In spite of the increased efforts of its users to adapt the irrigation system to the new hydrological conditions, due to the lack of water the system was no longer able to perform its function, namely to irrigate the fields. Thus farming declined and the whole region became desolate. Numerous remains of ancient towns and settlements, as well as of irrigation structures, all dating from antiquity and from the late Middle Ages, attest to what took place in this region. The fact that there are no such remains from the warm period of the early Middle Ages on the Kuvan Dar'ya and Zhana Dar'ya deltas, moreover, is further evidence of this.
The tendency of the Syr Dar'ya to migrate during the present warm period is verified by the direct observations of various investigators (for example, Bogdanov (1882)). The northward deviation of the Amu Darya during this period was accompanied by a deviation of the Syr Dar'ya in the same direction. The Sarysu and the Chu gradually became separated from the Syr Dar'ya, and the Yany Darya and Zhana Darya became overgrown. The Syr Dar'ya found a new course along the Kuvan Darya, but then it abandoned this course as well and found its present channel. As a consequence, the Yany Dar'ya and Kuvan Dar'ya dried up. It should be recalled that Myshkin's map for the year 1831 showed the Syr Dar'ya discharging into the Aral Sea via three branches (the Zhana Dar'ya, the Kuvan Darya, and the Syr Dar'ya).
Recently, the channels on the right side of the Syr Darya have developed considerably. For example, the Kara Uzyak, which was formed at the site of the extensive floods at the end of the last century, carried only 10% of the discharge of the Syr Dar'ya in 1925, whereas at present it carries 40%. This development of the channel, moreover, is continuing.
Borovskii and Pogrebenskii (1958) think that the bulk of the water of the river is in the process of shifting over from the Syr Darya channel to the new, growing Kara Uzyak channel. In connection with this shift to the Kara Uzyak, it may be assumed that the Dzhaman Dar'ya, the main channel of the Syr Dar'ya, will become silted up at its beginning.
The Kara Uzyak and Kok Su distributaries will undergo an intensive development, deepening and widening their channels and thereby reinforcing the discharge to the right. This shifting of the distributaries northward may also continue further, as far as the Kara Kemir bench.
The Amu Dar'ya. In its lower reaches this river flows northwest and discharges into the Aral Sea (Figure 8). It is a known fact that the Amu Dar'ya has repeatedly and abruptly changed course and migrated over a vast territory in the western plains of Central Asia, and that these plains were formed primarily by the alluvial deposits of this great river.

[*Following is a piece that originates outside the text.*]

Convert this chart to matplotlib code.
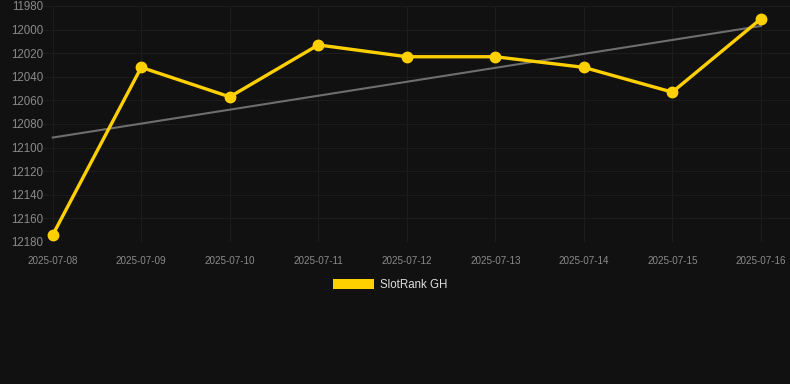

On the basis of the correlation between the cyclical fluctuations of the climate and the planet-wide rearrangements of the drainage system, it is possible to draw up the following approximate plan of the successive shifts in the course of the Amu Darya during the Quaternary period.* The period of Dnieper glaciation was characterized by an enormous accumulation of solid moisture in the high latitudes. Accordingly, the Earth's diurnal velocity was relatively high, and the global drainage system shifted equatorward under the influence of the centrifugal forces. The Amu Dar'ya also shifted in this direction at that time. Pressing on to the foot of the Kopet Dagh, it flowed into the southwestern depressions of the Aral-Caspian plain and filled them up with alluvial deposits (see Figure 8a).

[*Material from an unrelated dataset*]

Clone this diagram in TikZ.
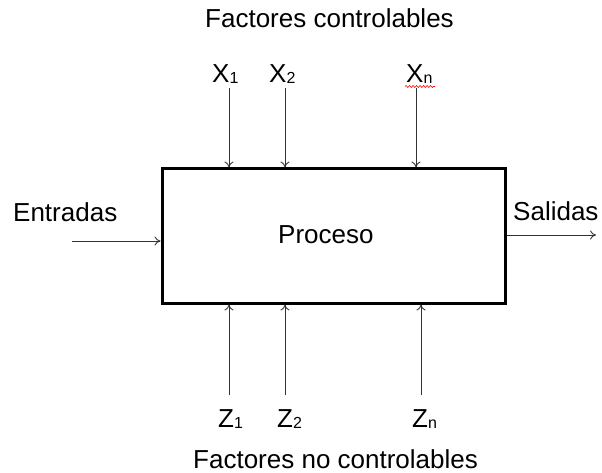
\documentclass[tikz,border=0pt]{standalone}
\usepackage{fontspec}
\setmainfont{Liberation Sans}
\usetikzlibrary{arrows.meta,decorations.pathmorphing}
\newcommand{\sbs}[1]{{\fontsize{16}{16}\selectfont\raisebox{-1pt}{#1}}}
\begin{document}
\begin{tikzpicture}[x=1pt,y=-1pt,
  lbl/.style={font=\fontsize{26}{30}\selectfont, inner sep=0pt, anchor=base west},
  flow/.style={line width=0.9pt, black!80, -{To[length=6pt,width=9pt]}},
  squiggle/.style={red, line width=0.6pt, decorate, decoration={snake, amplitude=1pt, segment length=3.5pt}},
  procbox/.style={draw, line width=3pt, minimum width=343pt, minimum height=134pt, inner sep=0pt}]
\useasboundingbox (0,0) rectangle (602,473);
% process block
\node[procbox] (box) at (333.5,236) {};
\node[lbl] (proc) at (278,243) {Proceso};
% headings
\node[lbl] (top) at (205,28) {Factores controlables};
\node[lbl] (bot) at (193,468) {Factores no controlables};
\node[lbl] (inp) at (13,222) {Entradas};
\node[lbl] (outp) at (513,221) {Salidas};
% controllable factors
\node[lbl] (x1) at (212,83) {X\sbs{1}};
\node[lbl] (x2) at (269,83) {X\sbs{2}};
\node[lbl] (xn) at (406,83) {X\sbs{n}};
\draw[squiggle] (405,86.5) -- (435,86.5);
% uncontrollable factors
\node[lbl] (z1) at (218,427) {Z\sbs{1}};
\node[lbl] (z2) at (277,427) {Z\sbs{2}};
\node[lbl] (zn) at (412,427) {Z\sbs{n}};
% connectors
\coordinate (x1t) at (229,88);
\coordinate (x2t) at (285,88);
\coordinate (xnt) at (416,88);
\coordinate (z1b) at (229,395);
\coordinate (z2b) at (285,395);
\coordinate (znb) at (421,395);
\draw[flow] (x1t) -- (x1t |- box.north);
\draw[flow] (x2t) -- (x2t |- box.north);
\draw[flow] (xnt) -- (xnt |- box.north);
\draw[flow] (z1b) -- (z1b |- box.south);
\draw[flow] (z2b) -- (z2b |- box.south);
\draw[flow] (znb) -- (znb |- box.south);
\coordinate (ins) at (72,241);
\coordinate (oute) at (596,235);
\draw[flow] (ins) -- (ins -| box.west);
\draw[flow] (oute -| box.east) -- (oute);
\end{tikzpicture}
\end{document}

The period of Dnieper glaciation was succeeded by a warm interglacial period. The solid moisture in latitudes then turned into liquid and part of it was transported to the low latitudes. As a result, the diurnal rotation of the Earth slowed down and the centrifugal forces were reduced accordingly. The drainage system responded to the new rotational regime of the Earth by shifting toward the poles. During this epoch the Amu Dar'ya deviated to the right (northward), and the depressions located in the northwestern part of the Aral-Caspian plain began to receive its discharge. At that time it flowed into these depressions and filled them up with alluvial deposits (Figure 8d).
The warm interglacial period gave way in turn to a new wave of climatic cooling. However, the glaciation at this time was on a smaller scale than during the preceding glacial period. Consequently, the equatorward shift of the global drainage system was also less.

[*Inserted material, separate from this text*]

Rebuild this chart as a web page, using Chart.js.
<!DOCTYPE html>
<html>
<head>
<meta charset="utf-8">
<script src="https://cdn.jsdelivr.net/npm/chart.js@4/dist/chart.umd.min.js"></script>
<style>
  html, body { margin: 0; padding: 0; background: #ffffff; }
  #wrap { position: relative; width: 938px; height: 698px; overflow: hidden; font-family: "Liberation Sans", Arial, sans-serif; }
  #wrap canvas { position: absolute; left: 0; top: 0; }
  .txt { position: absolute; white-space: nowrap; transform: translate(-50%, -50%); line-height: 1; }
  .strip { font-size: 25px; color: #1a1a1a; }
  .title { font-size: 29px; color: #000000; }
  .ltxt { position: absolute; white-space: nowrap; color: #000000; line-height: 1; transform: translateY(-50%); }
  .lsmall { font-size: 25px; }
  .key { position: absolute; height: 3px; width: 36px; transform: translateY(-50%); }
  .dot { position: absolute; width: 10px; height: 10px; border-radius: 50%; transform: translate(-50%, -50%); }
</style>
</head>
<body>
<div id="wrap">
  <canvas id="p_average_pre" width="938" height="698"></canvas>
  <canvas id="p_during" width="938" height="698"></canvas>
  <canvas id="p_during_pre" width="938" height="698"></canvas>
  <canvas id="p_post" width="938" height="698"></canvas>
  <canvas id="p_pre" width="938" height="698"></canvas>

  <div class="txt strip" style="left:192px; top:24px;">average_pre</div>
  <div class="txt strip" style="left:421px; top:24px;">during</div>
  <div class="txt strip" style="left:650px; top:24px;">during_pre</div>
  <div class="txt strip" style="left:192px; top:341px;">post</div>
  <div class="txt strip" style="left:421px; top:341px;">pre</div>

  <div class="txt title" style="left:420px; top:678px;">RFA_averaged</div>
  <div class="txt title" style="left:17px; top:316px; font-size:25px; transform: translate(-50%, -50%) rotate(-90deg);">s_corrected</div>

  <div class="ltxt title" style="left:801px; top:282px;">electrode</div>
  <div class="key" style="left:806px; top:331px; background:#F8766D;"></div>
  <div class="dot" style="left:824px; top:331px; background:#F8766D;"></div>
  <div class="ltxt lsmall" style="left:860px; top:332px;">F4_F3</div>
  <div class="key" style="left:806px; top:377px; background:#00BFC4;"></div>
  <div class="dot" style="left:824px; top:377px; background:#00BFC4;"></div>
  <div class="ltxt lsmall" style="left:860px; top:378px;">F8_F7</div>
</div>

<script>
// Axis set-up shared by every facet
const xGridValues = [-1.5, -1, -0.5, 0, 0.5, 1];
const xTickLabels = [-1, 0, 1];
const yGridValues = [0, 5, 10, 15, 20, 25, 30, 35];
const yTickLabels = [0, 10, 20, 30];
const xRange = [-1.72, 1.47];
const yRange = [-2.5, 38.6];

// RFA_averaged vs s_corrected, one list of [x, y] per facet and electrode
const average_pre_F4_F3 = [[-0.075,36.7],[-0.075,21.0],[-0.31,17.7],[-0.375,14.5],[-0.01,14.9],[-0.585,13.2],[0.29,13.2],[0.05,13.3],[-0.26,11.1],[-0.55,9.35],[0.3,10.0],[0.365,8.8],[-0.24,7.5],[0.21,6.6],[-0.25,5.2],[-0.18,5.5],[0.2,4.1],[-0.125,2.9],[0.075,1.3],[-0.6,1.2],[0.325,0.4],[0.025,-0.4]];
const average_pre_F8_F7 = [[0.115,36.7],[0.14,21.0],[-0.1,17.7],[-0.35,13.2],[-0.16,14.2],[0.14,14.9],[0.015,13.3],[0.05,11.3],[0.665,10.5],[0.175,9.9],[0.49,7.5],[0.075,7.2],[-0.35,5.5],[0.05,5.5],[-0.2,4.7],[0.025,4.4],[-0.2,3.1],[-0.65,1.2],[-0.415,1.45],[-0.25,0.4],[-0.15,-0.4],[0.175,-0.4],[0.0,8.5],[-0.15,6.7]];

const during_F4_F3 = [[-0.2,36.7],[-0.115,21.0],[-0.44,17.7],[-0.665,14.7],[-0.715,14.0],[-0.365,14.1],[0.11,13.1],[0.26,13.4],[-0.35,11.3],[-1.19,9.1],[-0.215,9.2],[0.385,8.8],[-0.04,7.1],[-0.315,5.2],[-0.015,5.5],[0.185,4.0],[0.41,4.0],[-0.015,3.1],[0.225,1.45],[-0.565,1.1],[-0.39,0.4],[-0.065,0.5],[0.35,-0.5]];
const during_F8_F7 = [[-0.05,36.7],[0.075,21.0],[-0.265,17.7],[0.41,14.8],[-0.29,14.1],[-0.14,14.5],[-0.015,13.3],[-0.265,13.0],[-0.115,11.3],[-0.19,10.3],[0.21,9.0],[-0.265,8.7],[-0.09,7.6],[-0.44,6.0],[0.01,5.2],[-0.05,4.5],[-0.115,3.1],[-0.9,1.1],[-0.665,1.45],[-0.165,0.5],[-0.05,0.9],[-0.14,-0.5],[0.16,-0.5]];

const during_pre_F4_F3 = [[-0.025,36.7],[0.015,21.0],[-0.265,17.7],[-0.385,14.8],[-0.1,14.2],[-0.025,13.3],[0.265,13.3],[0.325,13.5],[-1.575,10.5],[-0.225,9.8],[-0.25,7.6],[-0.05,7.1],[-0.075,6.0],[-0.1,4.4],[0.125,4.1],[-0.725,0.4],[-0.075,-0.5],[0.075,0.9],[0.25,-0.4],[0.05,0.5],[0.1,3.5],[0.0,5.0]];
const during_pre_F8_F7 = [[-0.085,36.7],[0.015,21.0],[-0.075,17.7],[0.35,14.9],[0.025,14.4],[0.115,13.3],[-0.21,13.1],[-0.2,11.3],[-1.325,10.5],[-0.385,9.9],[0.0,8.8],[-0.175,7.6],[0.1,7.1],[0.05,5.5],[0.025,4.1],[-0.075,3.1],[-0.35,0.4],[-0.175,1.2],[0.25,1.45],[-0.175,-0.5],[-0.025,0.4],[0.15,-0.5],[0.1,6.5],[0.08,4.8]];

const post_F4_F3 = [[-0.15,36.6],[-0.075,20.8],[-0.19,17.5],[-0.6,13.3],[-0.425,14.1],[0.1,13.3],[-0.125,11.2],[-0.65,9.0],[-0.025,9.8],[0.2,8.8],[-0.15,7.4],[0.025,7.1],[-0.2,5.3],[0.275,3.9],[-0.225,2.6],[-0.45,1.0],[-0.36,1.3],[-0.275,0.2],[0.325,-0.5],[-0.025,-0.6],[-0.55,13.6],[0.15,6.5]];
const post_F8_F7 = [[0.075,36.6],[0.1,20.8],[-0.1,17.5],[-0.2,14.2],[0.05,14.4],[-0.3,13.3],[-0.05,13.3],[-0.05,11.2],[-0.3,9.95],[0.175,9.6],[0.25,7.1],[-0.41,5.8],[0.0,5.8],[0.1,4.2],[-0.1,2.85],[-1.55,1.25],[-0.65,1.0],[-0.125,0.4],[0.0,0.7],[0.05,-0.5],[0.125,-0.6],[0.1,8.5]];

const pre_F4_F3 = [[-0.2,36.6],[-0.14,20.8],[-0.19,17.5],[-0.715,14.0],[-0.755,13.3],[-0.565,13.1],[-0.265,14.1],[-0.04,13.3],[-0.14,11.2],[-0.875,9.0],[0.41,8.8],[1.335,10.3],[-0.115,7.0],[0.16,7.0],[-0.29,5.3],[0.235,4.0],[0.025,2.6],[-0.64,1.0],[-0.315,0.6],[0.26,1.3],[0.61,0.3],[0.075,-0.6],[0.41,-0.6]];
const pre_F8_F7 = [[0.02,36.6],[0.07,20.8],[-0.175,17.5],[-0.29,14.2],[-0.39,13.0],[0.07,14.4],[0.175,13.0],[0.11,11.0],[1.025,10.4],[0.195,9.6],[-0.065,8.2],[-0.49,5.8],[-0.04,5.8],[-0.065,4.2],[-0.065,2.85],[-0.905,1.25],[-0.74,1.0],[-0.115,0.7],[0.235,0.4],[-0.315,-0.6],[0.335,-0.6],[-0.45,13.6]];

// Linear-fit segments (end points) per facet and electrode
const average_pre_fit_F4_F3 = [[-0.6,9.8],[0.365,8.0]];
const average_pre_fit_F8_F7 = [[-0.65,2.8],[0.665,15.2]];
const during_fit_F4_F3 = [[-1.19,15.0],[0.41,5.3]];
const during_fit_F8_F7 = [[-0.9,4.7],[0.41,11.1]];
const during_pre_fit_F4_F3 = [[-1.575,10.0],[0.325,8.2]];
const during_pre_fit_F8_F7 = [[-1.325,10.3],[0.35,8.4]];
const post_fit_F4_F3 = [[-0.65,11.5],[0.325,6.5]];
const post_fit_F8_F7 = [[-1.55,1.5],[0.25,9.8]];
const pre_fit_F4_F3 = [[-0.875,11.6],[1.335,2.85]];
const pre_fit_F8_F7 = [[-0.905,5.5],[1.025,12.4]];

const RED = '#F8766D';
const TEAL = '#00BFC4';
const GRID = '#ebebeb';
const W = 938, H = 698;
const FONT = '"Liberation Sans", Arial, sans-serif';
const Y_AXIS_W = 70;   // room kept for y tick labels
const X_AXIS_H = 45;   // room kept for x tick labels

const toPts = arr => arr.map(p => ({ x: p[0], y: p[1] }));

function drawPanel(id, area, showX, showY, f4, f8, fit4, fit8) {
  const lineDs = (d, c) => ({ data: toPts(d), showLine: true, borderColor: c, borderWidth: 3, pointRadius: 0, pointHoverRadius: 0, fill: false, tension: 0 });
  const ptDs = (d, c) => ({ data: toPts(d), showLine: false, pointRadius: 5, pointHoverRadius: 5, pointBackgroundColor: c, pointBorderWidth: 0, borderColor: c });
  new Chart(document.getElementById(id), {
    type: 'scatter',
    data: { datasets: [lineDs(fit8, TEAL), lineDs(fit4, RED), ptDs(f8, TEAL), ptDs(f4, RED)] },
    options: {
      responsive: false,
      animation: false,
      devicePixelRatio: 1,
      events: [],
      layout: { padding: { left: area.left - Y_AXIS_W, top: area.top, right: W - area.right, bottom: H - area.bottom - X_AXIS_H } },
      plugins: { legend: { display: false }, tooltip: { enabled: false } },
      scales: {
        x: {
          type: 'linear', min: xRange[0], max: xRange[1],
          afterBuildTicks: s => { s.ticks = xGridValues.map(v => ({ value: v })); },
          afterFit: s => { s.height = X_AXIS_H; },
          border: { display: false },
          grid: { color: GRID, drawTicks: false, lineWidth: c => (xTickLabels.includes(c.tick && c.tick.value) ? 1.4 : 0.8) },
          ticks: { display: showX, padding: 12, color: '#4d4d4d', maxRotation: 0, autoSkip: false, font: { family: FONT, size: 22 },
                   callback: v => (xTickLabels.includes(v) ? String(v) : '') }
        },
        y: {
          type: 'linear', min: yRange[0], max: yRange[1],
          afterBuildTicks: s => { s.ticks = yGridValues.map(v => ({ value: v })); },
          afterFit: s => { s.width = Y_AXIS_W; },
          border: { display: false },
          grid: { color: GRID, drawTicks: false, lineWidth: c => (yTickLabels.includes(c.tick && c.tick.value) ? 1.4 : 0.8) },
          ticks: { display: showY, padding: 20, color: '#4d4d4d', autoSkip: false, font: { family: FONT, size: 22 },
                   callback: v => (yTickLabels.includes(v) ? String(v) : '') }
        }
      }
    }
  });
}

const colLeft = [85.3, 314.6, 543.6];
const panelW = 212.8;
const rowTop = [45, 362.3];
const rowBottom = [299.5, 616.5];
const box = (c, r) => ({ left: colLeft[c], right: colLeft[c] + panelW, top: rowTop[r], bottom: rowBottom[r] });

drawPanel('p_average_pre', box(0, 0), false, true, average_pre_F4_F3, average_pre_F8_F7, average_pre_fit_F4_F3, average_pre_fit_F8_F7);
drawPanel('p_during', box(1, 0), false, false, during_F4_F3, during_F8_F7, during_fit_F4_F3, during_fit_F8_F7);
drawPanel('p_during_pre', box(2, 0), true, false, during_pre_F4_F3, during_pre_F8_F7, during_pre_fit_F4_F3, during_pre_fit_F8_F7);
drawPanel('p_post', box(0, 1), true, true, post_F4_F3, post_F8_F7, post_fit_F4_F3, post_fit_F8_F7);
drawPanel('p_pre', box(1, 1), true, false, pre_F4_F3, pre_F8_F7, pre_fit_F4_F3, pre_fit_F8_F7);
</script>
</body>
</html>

The Amu Dar'ya then deviated to the left and flowed first into Lake Sarykamysh and afterwards along the Uzboi to the Caspian Sea (Figures 8b, 8c); at this time the central and southwestern depressions of the Aral Caspian plain were watered and filled in with sediments. Thus, the river then occupied an intermediate position between the following two extremes: a north-meridional course (corresponding to the warm interglacial period) which lay approximately along the Akcha Dar'ya channel, and a latitudinal course (corresponding to the period of the Dnieper maximum of climatic cooling) along the foothills of the Kopet Dagh.